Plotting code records
══════════
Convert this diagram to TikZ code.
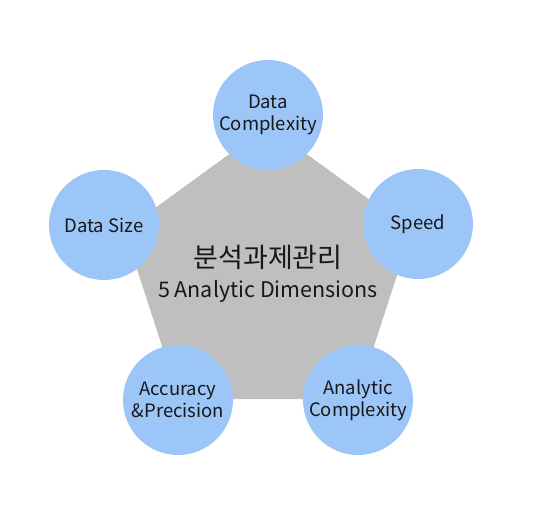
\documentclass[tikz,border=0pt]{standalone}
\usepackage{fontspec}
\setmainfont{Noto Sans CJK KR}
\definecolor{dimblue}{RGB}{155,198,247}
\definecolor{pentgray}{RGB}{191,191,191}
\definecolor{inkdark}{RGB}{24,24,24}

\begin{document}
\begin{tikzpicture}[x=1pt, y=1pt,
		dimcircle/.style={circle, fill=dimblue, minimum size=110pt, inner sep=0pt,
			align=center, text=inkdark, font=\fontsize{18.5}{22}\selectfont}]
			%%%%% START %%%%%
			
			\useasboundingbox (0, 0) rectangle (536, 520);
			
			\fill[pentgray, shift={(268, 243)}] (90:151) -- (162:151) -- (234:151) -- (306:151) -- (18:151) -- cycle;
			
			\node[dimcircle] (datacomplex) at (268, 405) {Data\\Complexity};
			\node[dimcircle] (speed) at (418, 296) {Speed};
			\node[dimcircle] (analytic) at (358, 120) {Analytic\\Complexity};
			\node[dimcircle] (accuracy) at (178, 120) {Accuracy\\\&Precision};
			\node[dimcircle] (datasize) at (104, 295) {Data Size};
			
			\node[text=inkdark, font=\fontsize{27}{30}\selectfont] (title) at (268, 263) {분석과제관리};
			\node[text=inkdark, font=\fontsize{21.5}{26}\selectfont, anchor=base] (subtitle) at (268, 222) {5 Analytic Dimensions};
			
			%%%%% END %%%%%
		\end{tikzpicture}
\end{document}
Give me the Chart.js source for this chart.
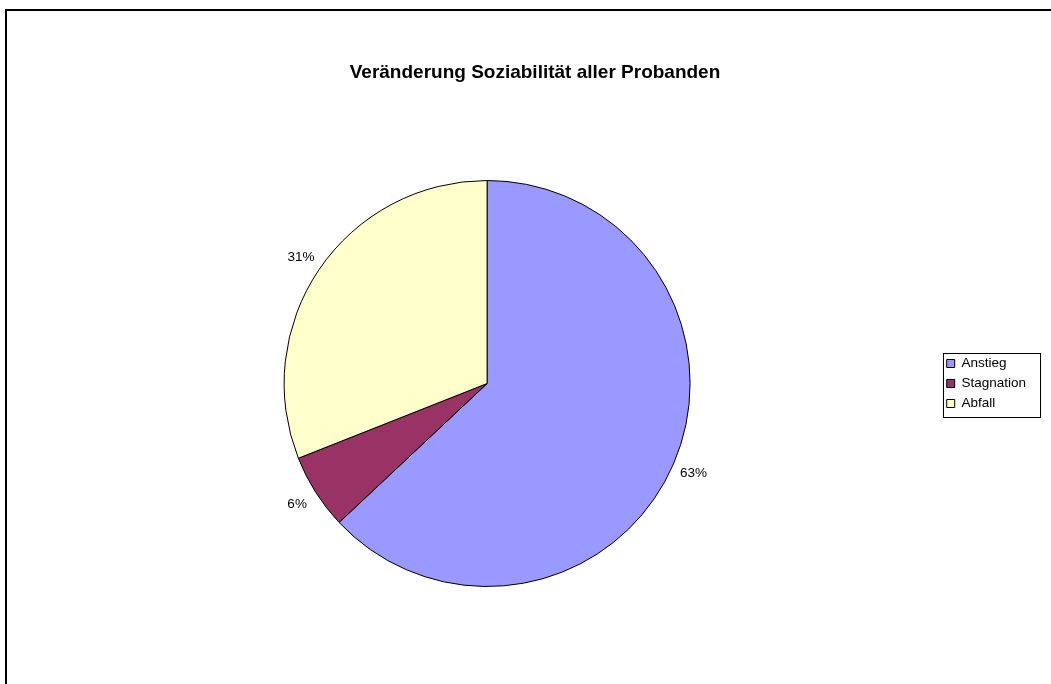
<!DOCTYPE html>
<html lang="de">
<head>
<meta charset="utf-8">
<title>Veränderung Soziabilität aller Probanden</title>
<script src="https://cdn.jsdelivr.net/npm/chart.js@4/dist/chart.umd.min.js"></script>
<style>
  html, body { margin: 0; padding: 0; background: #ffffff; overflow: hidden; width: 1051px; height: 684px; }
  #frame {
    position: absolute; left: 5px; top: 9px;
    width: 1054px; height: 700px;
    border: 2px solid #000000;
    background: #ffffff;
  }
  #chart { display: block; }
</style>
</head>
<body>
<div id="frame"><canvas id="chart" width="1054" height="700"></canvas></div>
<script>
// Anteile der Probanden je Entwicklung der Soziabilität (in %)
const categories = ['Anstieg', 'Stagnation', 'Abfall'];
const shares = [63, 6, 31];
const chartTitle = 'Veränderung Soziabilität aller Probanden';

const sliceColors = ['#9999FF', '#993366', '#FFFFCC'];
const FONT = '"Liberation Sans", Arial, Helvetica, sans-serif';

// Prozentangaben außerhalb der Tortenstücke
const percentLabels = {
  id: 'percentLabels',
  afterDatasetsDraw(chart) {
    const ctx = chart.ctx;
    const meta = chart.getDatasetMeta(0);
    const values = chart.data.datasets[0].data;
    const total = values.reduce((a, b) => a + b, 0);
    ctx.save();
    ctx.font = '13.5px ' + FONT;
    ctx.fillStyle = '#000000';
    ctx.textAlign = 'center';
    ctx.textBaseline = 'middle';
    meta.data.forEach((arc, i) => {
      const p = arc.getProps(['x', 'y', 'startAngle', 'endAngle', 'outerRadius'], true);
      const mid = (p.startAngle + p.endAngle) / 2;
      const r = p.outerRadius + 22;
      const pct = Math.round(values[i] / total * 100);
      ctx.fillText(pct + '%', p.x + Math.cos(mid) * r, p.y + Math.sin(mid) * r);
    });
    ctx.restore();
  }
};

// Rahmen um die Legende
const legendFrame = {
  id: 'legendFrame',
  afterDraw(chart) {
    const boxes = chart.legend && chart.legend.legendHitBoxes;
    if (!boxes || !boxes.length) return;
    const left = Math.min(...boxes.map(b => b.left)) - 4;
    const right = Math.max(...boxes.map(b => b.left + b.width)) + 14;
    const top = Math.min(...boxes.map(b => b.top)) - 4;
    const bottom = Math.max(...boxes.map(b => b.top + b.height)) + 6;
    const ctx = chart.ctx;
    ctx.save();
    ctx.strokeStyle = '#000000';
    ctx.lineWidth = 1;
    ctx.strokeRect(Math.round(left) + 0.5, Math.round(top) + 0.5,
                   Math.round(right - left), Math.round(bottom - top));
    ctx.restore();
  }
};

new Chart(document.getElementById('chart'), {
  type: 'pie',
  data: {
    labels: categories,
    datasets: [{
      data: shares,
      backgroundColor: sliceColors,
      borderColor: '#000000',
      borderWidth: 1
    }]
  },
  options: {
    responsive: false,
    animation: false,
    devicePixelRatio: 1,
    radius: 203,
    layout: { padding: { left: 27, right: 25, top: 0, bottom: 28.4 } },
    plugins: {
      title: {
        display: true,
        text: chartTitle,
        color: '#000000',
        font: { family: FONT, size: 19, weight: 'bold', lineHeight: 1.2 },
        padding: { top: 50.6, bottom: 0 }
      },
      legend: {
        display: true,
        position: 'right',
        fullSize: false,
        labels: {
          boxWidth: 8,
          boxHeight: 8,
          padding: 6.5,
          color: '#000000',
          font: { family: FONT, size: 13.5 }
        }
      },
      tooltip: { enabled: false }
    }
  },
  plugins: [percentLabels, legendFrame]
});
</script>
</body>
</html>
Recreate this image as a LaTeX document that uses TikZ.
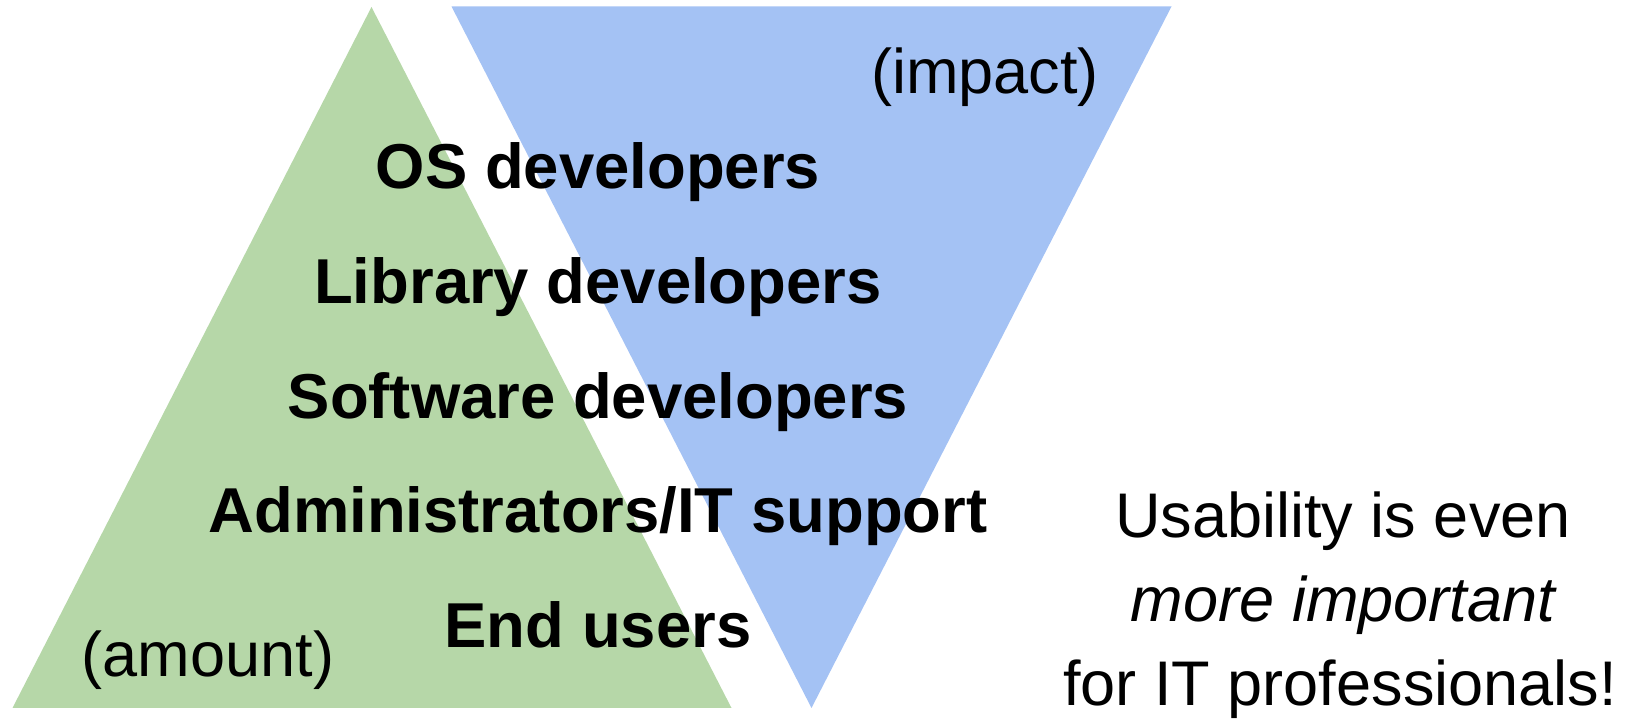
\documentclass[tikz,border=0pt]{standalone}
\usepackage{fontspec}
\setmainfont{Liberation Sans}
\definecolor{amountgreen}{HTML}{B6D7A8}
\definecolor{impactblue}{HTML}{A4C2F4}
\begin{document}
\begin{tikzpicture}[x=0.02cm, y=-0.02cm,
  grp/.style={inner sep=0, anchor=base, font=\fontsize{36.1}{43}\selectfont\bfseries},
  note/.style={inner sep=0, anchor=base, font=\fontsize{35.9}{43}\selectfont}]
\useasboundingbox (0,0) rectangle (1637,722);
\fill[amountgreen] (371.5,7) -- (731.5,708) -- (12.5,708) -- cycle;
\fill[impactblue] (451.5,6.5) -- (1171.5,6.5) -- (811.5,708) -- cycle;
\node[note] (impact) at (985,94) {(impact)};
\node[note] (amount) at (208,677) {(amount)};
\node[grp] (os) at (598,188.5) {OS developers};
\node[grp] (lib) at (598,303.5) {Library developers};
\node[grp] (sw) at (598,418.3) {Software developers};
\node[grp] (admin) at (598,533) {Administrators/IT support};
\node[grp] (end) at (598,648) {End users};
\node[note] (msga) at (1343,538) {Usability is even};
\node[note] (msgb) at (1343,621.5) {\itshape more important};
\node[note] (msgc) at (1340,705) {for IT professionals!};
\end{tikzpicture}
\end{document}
══════════
Aim of the task => Scan the material above. Return every line containing the string "this".

Written answer =>
Convert this diagram to TikZ code.
Give me the Chart.js source for this chart.
Recreate this image as a LaTeX document that uses TikZ.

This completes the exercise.